According to Boice, nearly 30 companies have looked to the three-month-old program for help on a variety of projects. These range from meat-and-potatoes efforts, such as an online procurement tool and a white-box configuration device, to what has to be among the sexiest projects out there: providing code for Flash-driven Web site www.lingeriebowl.com.
The site is part of Horizon Productions' Lingerie Bowl 2004, a pay-per-view Web event that occurred during last week's Super Bowl, said Jerry Koutavas, vice president of business development at ASCII Group.
Ten of Jaxara's Sun Microsystems-certified Java developers wrote code for the complex site, which includes an online store, a chat application with queuing for a celebrity chat, a Web forum, bandwidth detection and a user-management system.
But splashy commercial projects aren't Jaxara's mainstay, Boice said. Instead, solution providers often tap his company's services for mere trouble-shooting on a range of smaller projects.
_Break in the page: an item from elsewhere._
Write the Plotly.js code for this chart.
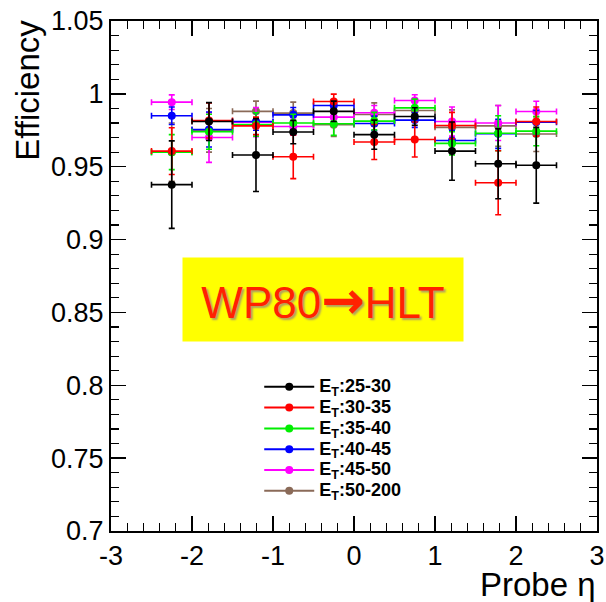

That's because many VARs, although expert at providing integration services, are not necessarily skilled at selecting the right team of developers, Boice said.
In those cases, "we have completed projects that were either built wrong or left unbuilt," he said.
But the program is not just for VARs that already have a development practice,it's also an option for diversifying any provider's portfolio, Koutavas said.
Indeed, recent economic pressures have forced resellers to find new sources of income as profit margins have fallen. Reselling services from Jaxara can help VARs branch into custom application development, said Brian Faust, director of operations at Information Automation, Highstown, N.J.
"Development services open up new revenue channels and provide another mechanism to keep us close to the customer as the lead technical adviser," Faust said.